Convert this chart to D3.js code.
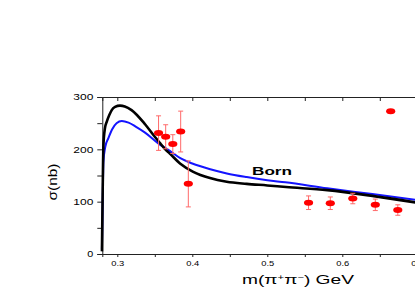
<!DOCTYPE html>
<html lang="en">
<head>
    <meta charset="UTF-8">
    <title>pi+pi- cross section</title>
    <script src="https://d3js.org/d3.v7.min.js"></script>
    <style>
        body { margin: 0; background: #fff; }
        text { font-family: "Liberation Sans", Arial, sans-serif; fill: #000; }
    </style>
</head>
<body>
    <div id="chart"></div>

    <script>
        // measured points (GeV, nb)
        const massPts = [0.355, 0.3645, 0.374, 0.3845, 0.3947, 0.555, 0.584, 0.614, 0.644, 0.674, 0.6645];
        const sigmaPts = [231, 224, 210, 234, 134, 98, 97, 106, 94, 84, 273];
        const sigmaErr = [33, 23, 18, 39, 44, 13, 12, 10, 11, 10, 0];

        // full calculation (black curve)
        const fullMass = [0.2795, 0.2805, 0.2815, 0.2835, 0.286, 0.2895, 0.2926, 0.297, 0.3036, 0.31, 0.319,
            0.337, 0.35, 0.357, 0.364, 0.37, 0.3836, 0.4013, 0.4236, 0.4459, 0.4725, 0.5, 0.525, 0.58, 0.64, 0.7];
        const fullSigma = [5, 120, 208, 240, 253, 266, 275, 281, 283.5, 282, 275,
            248, 224, 212, 200, 192, 173, 157, 145, 138, 134, 131, 128, 122, 111, 98];

        // Born term (blue curve)
        const bornMass = [0.2795, 0.2805, 0.2815, 0.284, 0.288, 0.293, 0.299, 0.306, 0.315, 0.325, 0.337,
            0.355, 0.37, 0.384, 0.4, 0.424, 0.446, 0.4725, 0.5, 0.524, 0.58, 0.64, 0.7];
        const bornSigma = [10, 100, 176, 205, 221, 238, 250, 254, 251, 243, 232,
            211, 197, 183, 173, 162, 154, 147, 141, 137, 125.5, 114.5, 103];

        const xTicks = [0.3, 0.35, 0.4, 0.45, 0.5, 0.55, 0.6, 0.65, 0.7];
        const yTicks = [0, 50, 100, 150, 200, 250, 300];

        const width = 415, height = 291;

        const svg = d3.select('#chart').append('svg')
            .attr('width', width)
            .attr('height', height);

        const x = d3.scaleLinear().domain([0.28, 0.7]).range([102.3, 417.3]);
        const y = d3.scaleLinear().domain([0, 300]).range([254, 97]);

        // squeeze text to the width seen in the picture
        function fit(sel, len) {
            sel.attr('textLength', len).attr('lengthAdjust', 'spacingAndGlyphs');
        }

        // left axis
        const gy = svg.append('g')
            .attr('transform', `translate(${x(0.28)},0)`)
            .call(d3.axisLeft(y).tickValues(yTicks).tickSize(5).tickPadding(4)
                .tickFormat(d => d % 100 === 0 ? d : ''));
        gy.selectAll('text').style('font-size', '8.5px')
            .each(function (d) { fit(d3.select(this), d === 0 ? 6 : 20); });

        // bottom axis
        const gx = svg.append('g')
            .attr('transform', `translate(0,${y(0)})`)
            .call(d3.axisBottom(x).tickValues(xTicks).tickSize(3).tickPadding(3)
                .tickFormat(d => Math.round(d * 100) % 10 === 0 ? d3.format('.1f')(d) : ''));
        gx.selectAll('text').style('font-size', '8px')
            .each(function (d) { if (Math.round(d * 100) % 10 === 0) fit(d3.select(this), 13); });

        // top axis, ticks inside
        svg.append('g')
            .attr('transform', `translate(0,${y(300)})`)
            .call(d3.axisTop(x).tickValues(xTicks).tickSize(-4).tickFormat(''));

        svg.selectAll('.domain').attr('stroke', '#222');
        svg.selectAll('.tick line').attr('stroke', '#222');

        // curves
        const line = d3.line()
            .x(d => x(d[0]))
            .y(d => y(d[1]))
            .curve(d3.curveMonotoneX);

        svg.append('path')
            .datum(d3.zip(bornMass, bornSigma))
            .attr('d', line)
            .attr('fill', 'none')
            .attr('stroke', '#1414ff')
            .attr('stroke-width', 2);

        svg.append('path')
            .datum(d3.zip(fullMass, fullSigma))
            .attr('d', line)
            .attr('fill', 'none')
            .attr('stroke', '#000')
            .attr('stroke-width', 2.6);

        // data with error bars
        const pts = d3.zip(massPts, sigmaPts, sigmaErr);
        const eb = svg.append('g').attr('stroke', '#ff6a6a').attr('stroke-width', 1);
        pts.filter(d => d[2] > 0).forEach(d => {
            eb.append('line')
                .attr('x1', x(d[0])).attr('x2', x(d[0]))
                .attr('y1', y(d[1] - d[2])).attr('y2', y(d[1] + d[2]));
            [d[1] - d[2], d[1] + d[2]].forEach(v => {
                eb.append('line')
                    .attr('x1', x(d[0]) - 2.5).attr('x2', x(d[0]) + 2.5)
                    .attr('y1', y(v)).attr('y2', y(v));
            });
        });

        svg.selectAll('ellipse')
            .data(pts)
            .enter()
            .append('ellipse')
            .attr('cx', d => x(d[0]))
            .attr('cy', d => y(d[1]))
            .attr('rx', 4.6)
            .attr('ry', 3)
            .attr('fill', '#ff0000');

        // labels
        const born = svg.append('text')
            .attr('x', 252)
            .attr('y', 175)
            .style('font-size', '10.5px')
            .style('font-weight', 'bold')
            .text('Born');
        fit(born, 40);

        const yLab = svg.append('text')
            .attr('transform', 'translate(57,182) rotate(-90)')
            .attr('text-anchor', 'middle')
            .style('font-size', '12px')
            .text('σ(nb)');
        fit(yLab, 37);

        const xLab = svg.append('text')
            .attr('x', 242)
            .attr('y', 284)
            .style('font-size', '12px');
        xLab.append('tspan').text('m(π');
        xLab.append('tspan').attr('dy', -4).style('font-size', '7px').text('+');
        xLab.append('tspan').attr('dy', 4).text('π');
        xLab.append('tspan').attr('dy', -4).style('font-size', '7px').text('−');
        xLab.append('tspan').attr('dy', 4).text(') GeV');
        fit(xLab, 112);
    </script>
</body>
</html>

• Task to carry out: Omitting all images, print the listing exactly.

• Answer to the task:
Convert this chart to D3.js code.
<!DOCTYPE html>
<html lang="en">
<head>
    <meta charset="UTF-8">
    <title>pi+pi- cross section</title>
    <script src="https://d3js.org/d3.v7.min.js"></script>
    <style>
        body { margin: 0; background: #fff; }
        text { font-family: "Liberation Sans", Arial, sans-serif; fill: #000; }
    </style>
</head>
<body>
    <div id="chart"></div>

    <script>
        // measured points (GeV, nb)
        const massPts = [0.355, 0.3645, 0.374, 0.3845, 0.3947, 0.555, 0.584, 0.614, 0.644, 0.674, 0.6645];
        const sigmaPts = [231, 224, 210, 234, 134, 98, 97, 106, 94, 84, 273];
        const sigmaErr = [33, 23, 18, 39, 44, 13, 12, 10, 11, 10, 0];

        // full calculation (black curve)
        const fullMass = [0.2795, 0.2805, 0.2815, 0.2835, 0.286, 0.2895, 0.2926, 0.297, 0.3036, 0.31, 0.319,
            0.337, 0.35, 0.357, 0.364, 0.37, 0.3836, 0.4013, 0.4236, 0.4459, 0.4725, 0.5, 0.525, 0.58, 0.64, 0.7];
        const fullSigma = [5, 120, 208, 240, 253, 266, 275, 281, 283.5, 282, 275,
            248, 224, 212, 200, 192, 173, 157, 145, 138, 134, 131, 128, 122, 111, 98];

        // Born term (blue curve)
        const bornMass = [0.2795, 0.2805, 0.2815, 0.284, 0.288, 0.293, 0.299, 0.306, 0.315, 0.325, 0.337,
            0.355, 0.37, 0.384, 0.4, 0.424, 0.446, 0.4725, 0.5, 0.524, 0.58, 0.64, 0.7];
        const bornSigma = [10, 100, 176, 205, 221, 238, 250, 254, 251, 243, 232,
            211, 197, 183, 173, 162, 154, 147, 141, 137, 125.5, 114.5, 103];

        const xTicks = [0.3, 0.35, 0.4, 0.45, 0.5, 0.55, 0.6, 0.65, 0.7];
        const yTicks = [0, 50, 100, 150, 200, 250, 300];

        const width = 415, height = 291;

        const svg = d3.select('#chart').append('svg')
            .attr('width', width)
            .attr('height', height);

        const x = d3.scaleLinear().domain([0.28, 0.7]).range([102.3, 417.3]);
        const y = d3.scaleLinear().domain([0, 300]).range([254, 97]);

        // squeeze text to the width seen in the picture
        function fit(sel, len) {
            sel.attr('textLength', len).attr('lengthAdjust', 'spacingAndGlyphs');
        }

        // left axis
        const gy = svg.append('g')
            .attr('transform', `translate(${x(0.28)},0)`)
            .call(d3.axisLeft(y).tickValues(yTicks).tickSize(5).tickPadding(4)
                .tickFormat(d => d % 100 === 0 ? d : ''));
        gy.selectAll('text').style('font-size', '8.5px')
            .each(function (d) { fit(d3.select(this), d === 0 ? 6 : 20); });

        // bottom axis
        const gx = svg.append('g')
            .attr('transform', `translate(0,${y(0)})`)
            .call(d3.axisBottom(x).tickValues(xTicks).tickSize(3).tickPadding(3)
                .tickFormat(d => Math.round(d * 100) % 10 === 0 ? d3.format('.1f')(d) : ''));
        gx.selectAll('text').style('font-size', '8px')
            .each(function (d) { if (Math.round(d * 100) % 10 === 0) fit(d3.select(this), 13); });

        // top axis, ticks inside
        svg.append('g')
            .attr('transform', `translate(0,${y(300)})`)
            .call(d3.axisTop(x).tickValues(xTicks).tickSize(-4).tickFormat(''));

        svg.selectAll('.domain').attr('stroke', '#222');
        svg.selectAll('.tick line').attr('stroke', '#222');

        // curves
        const line = d3.line()
            .x(d => x(d[0]))
            .y(d => y(d[1]))
            .curve(d3.curveMonotoneX);

        svg.append('path')
            .datum(d3.zip(bornMass, bornSigma))
            .attr('d', line)
            .attr('fill', 'none')
            .attr('stroke', '#1414ff')
            .attr('stroke-width', 2);

        svg.append('path')
            .datum(d3.zip(fullMass, fullSigma))
            .attr('d', line)
            .attr('fill', 'none')
            .attr('stroke', '#000')
            .attr('stroke-width', 2.6);

        // data with error bars
        const pts = d3.zip(massPts, sigmaPts, sigmaErr);
        const eb = svg.append('g').attr('stroke', '#ff6a6a').attr('stroke-width', 1);
        pts.filter(d => d[2] > 0).forEach(d => {
            eb.append('line')
                .attr('x1', x(d[0])).attr('x2', x(d[0]))
                .attr('y1', y(d[1] - d[2])).attr('y2', y(d[1] + d[2]));
            [d[1] - d[2], d[1] + d[2]].forEach(v => {
                eb.append('line')
                    .attr('x1', x(d[0]) - 2.5).attr('x2', x(d[0]) + 2.5)
                    .attr('y1', y(v)).attr('y2', y(v));
            });
        });

        svg.selectAll('ellipse')
            .data(pts)
            .enter()
            .append('ellipse')
            .attr('cx', d => x(d[0]))
            .attr('cy', d => y(d[1]))
            .attr('rx', 4.6)
            .attr('ry', 3)
            .attr('fill', '#ff0000');

        // labels
        const born = svg.append('text')
            .attr('x', 252)
            .attr('y', 175)
            .style('font-size', '10.5px')
            .style('font-weight', 'bold')
            .text('Born');
        fit(born, 40);

        const yLab = svg.append('text')
            .attr('transform', 'translate(57,182) rotate(-90)')
            .attr('text-anchor', 'middle')
            .style('font-size', '12px')
            .text('σ(nb)');
        fit(yLab, 37);

        const xLab = svg.append('text')
            .attr('x', 242)
            .attr('y', 284)
            .style('font-size', '12px');
        xLab.append('tspan').text('m(π');
        xLab.append('tspan').attr('dy', -4).style('font-size', '7px').text('+');
        xLab.append('tspan').attr('dy', 4).text('π');
        xLab.append('tspan').attr('dy', -4).style('font-size', '7px').text('−');
        xLab.append('tspan').attr('dy', 4).text(') GeV');
        fit(xLab, 112);
    </script>
</body>
</html>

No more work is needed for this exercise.